Если бы я его успокаивал, делая то, что он, по сути, требовал, он мог прекратить плач. Но, во-первых, это не всегда уместно (невозможно каждый раз потакать капризам), а во-вторых, не всегда это работает (например, на улице, когда он исполнял свой плач на зрителя, такое не проходило). Наказать? – ох, как рискованно, не говоря уже о негуманности такого подхода. Да и от крика это избавляет не всегда - порой только усугубляет положение. А описанный выше способ работал с гарантией! – в любой ситуации!
Конечно, ребенок был уже не совсем маленький – чуть больше года. Пусть еще и не говорил, но пассивная речь уже явно была развита – он хорошо воспринимал сказанное на слух (парень вообще был очень смышленый). Но все равно – то, что я ему говорил, по содержанию не могло быть ему хорошо знакомо – такой набор слов, такие фразы он обычно не слышал. Тон? - но и когда успокаиваешь, тон примерно тот же, и, как уже было сказано выше, он необязательно работает.
Впрочем, он, наверное, все-таки понимал, что сказанное звучит как похвала. А вот этого он точно не ожидал.
--
Со взрослыми все понятно. Например, как-то я подобное с замдекана провернул. Надо было допуск к экзамену получить. Соответственно, на экзаменационном листке нужна была подпись сего должностного лица. А лицо это уже и так на взводе было – в тот день к нему за допуском я далеко не первый пришел. Короче, он начал меня прессовать – где был, почему вовремя не сдал? Мне все это слушать совершенно не хотелось.
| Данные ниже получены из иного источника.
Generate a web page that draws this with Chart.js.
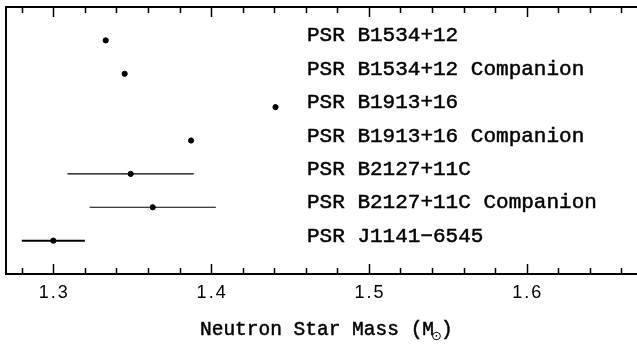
<!DOCTYPE html>
<html><head><meta charset="utf-8">
<script src="https://cdn.jsdelivr.net/npm/chart.js@4/dist/chart.umd.min.js"></script>
<style>html,body{margin:0;padding:0;background:#fff}canvas{display:block}</style>
</head><body>
<canvas id="c" width="637" height="345"></canvas>
<script>
// ---- data ----
const starNames = [
  'PSR B1534+12',
  'PSR B1534+12 Companion',
  'PSR B1913+16',
  'PSR B1913+16 Companion',
  'PSR B2127+11C',
  'PSR B2127+11C Companion',
  'PSR J1141\u22126545'
];
const masses = [1.3332, 1.3452, 1.4408, 1.3873, 1.349, 1.363, 1.30];
const massErrors = [0, 0, 0, 0, 0.040, 0.040, 0.020];
const rowPositions = [7, 6, 5, 4, 3, 2, 1];
const xTickValues = [1.3, 1.4, 1.5, 1.6];
const xTickLabels = ['1.3', '1.4', '1.5', '1.6'];
const xMinorStep = 0.02;
const xAxisTitle = 'Neutron Star Mass (M';
const xAxisTitleSub = '\u2299';
const xMin = 1.27, xMax = 1.6676;
const yMin = 0, yMax = 8;

// ---- datasets ----
const pointData = masses.map((m, i) => ({x: m, y: rowPositions[i]}));
const errorDatasets = [];
masses.forEach((m, i) => {
  if (massErrors[i] > 0) {
    errorDatasets.push({
      type: 'line',
      data: [{x: m - massErrors[i], y: rowPositions[i]}, {x: m + massErrors[i], y: rowPositions[i]}],
      borderColor: '#000',
      borderWidth: i === 6 ? 2 : 1.2,
      pointRadius: 0,
      showLine: true,
      fill: false
    });
  }
});

function heavyText(ctx, s, x, y) {
  ctx.fillText(s, x, y);
  ctx.strokeText(s, x, y);
}

const decorPlugin = {
  id: 'decor',
  afterDraw(chart) {
    const ctx = chart.ctx, a = chart.chartArea;
    const xs = chart.scales.x, ys = chart.scales.y;
    ctx.save();
    ctx.strokeStyle = '#000';
    ctx.lineWidth = 2;
    ctx.beginPath();
    ctx.moveTo(a.left, a.top); ctx.lineTo(chart.width, a.top);
    ctx.moveTo(a.left, a.bottom); ctx.lineTo(chart.width, a.bottom);
    ctx.moveTo(a.left, a.top - 1); ctx.lineTo(a.left, a.bottom + 1);
    ctx.stroke();
    // ticks
    ctx.lineWidth = 1.5;
    const n = Math.round((xMax - xMin) / xMinorStep) + 1;
    for (let k = 0; k <= n; k++) {
      const v = Math.round((1.28 + k * xMinorStep) * 100) / 100;
      if (v > xMax) break;
      const px = Math.round(xs.getPixelForValue(v)) + 0.5;
      const major = xTickValues.some(t => Math.abs(t - v) < 1e-6);
      const len = major ? 10 : 6;
      ctx.beginPath();
      ctx.moveTo(px, a.bottom); ctx.lineTo(px, a.bottom - len);
      ctx.moveTo(px, a.top); ctx.lineTo(px, a.top + len);
      ctx.stroke();
    }
    // tick labels
    ctx.fillStyle = '#000';
    ctx.font = '18px "Liberation Sans", Arial, sans-serif';
    ctx.textAlign = 'center';
    ctx.textBaseline = 'alphabetic';
    if ('letterSpacing' in ctx) ctx.letterSpacing = '2px';
    xTickValues.forEach((v, i) => {
      ctx.fillText(xTickLabels[i], xs.getPixelForValue(v) + 1, a.bottom + 24);
    });
    if ('letterSpacing' in ctx) ctx.letterSpacing = '0px';
    // star names
    ctx.lineWidth = 0.5;
    ctx.font = '21px "Liberation Mono", "Courier New", monospace';
    ctx.textAlign = 'left';
    starNames.forEach((s, i) => {
      heavyText(ctx, s, 307, ys.getPixelForValue(rowPositions[i]) + 1);
    });
    // axis title
    const tf = '19.5px "Liberation Mono", "Courier New", monospace';
    ctx.font = tf;
    const x0 = 200, by = 335;
    heavyText(ctx, xAxisTitle, x0, by);
    const w = ctx.measureText(xAxisTitle).width;
    ctx.font = '13px "DejaVu Sans", sans-serif';
    ctx.fillText(xAxisTitleSub, x0 + w - 3, by + 5);
    const w2 = ctx.measureText(xAxisTitleSub).width;
    ctx.font = tf;
    heavyText(ctx, ')', x0 + w - 4 + w2, by);
    ctx.restore();
  }
};

new Chart(document.getElementById('c'), {
  type: 'scatter',
  data: {
    datasets: [
      ...errorDatasets,
      {
        type: 'scatter',
        data: pointData,
        backgroundColor: '#000',
        borderColor: '#000',
        pointRadius: 2.6,
        pointHoverRadius: 2.6
      }
    ]
  },
  options: {
    responsive: false,
    animation: false,
    events: [],
    layout: {padding: {left: 6, top: 7, right: 0, bottom: 71}},
    plugins: {legend: {display: false}, tooltip: {enabled: false}},
    scales: {
      x: {type: 'linear', min: xMin, max: xMax, display: false},
      y: {type: 'linear', min: yMin, max: yMax, display: false}
    }
  },
  plugins: [decorPlugin]
});
</script>
</body></html>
Потому дождавшись в его спиче паузы, достаточной, для того чтобы не сложилось впечатления, что я его перебиваю, говорю: «Ладно, извините, всего доброго», - и поворачиваюсь к двери – на выход. Делаю шаг и… что и требовалось доказать! – слышу за спиной растерянный голос: «Да подожди – ты чего? Давай подпишу». Так бы пришлось выслушивать минут пять сагу о нерадивых студентах, потупившись стоять, может быть даже смотреть кротким, просящим взглядом. Он ведь ожидал именно этого. Ан нет! – не угадал. И потому через несколько секунд я вышел с подписанным допуском. Сие был, не побоюсь этого слова, классический случай когнитивного диссонанса.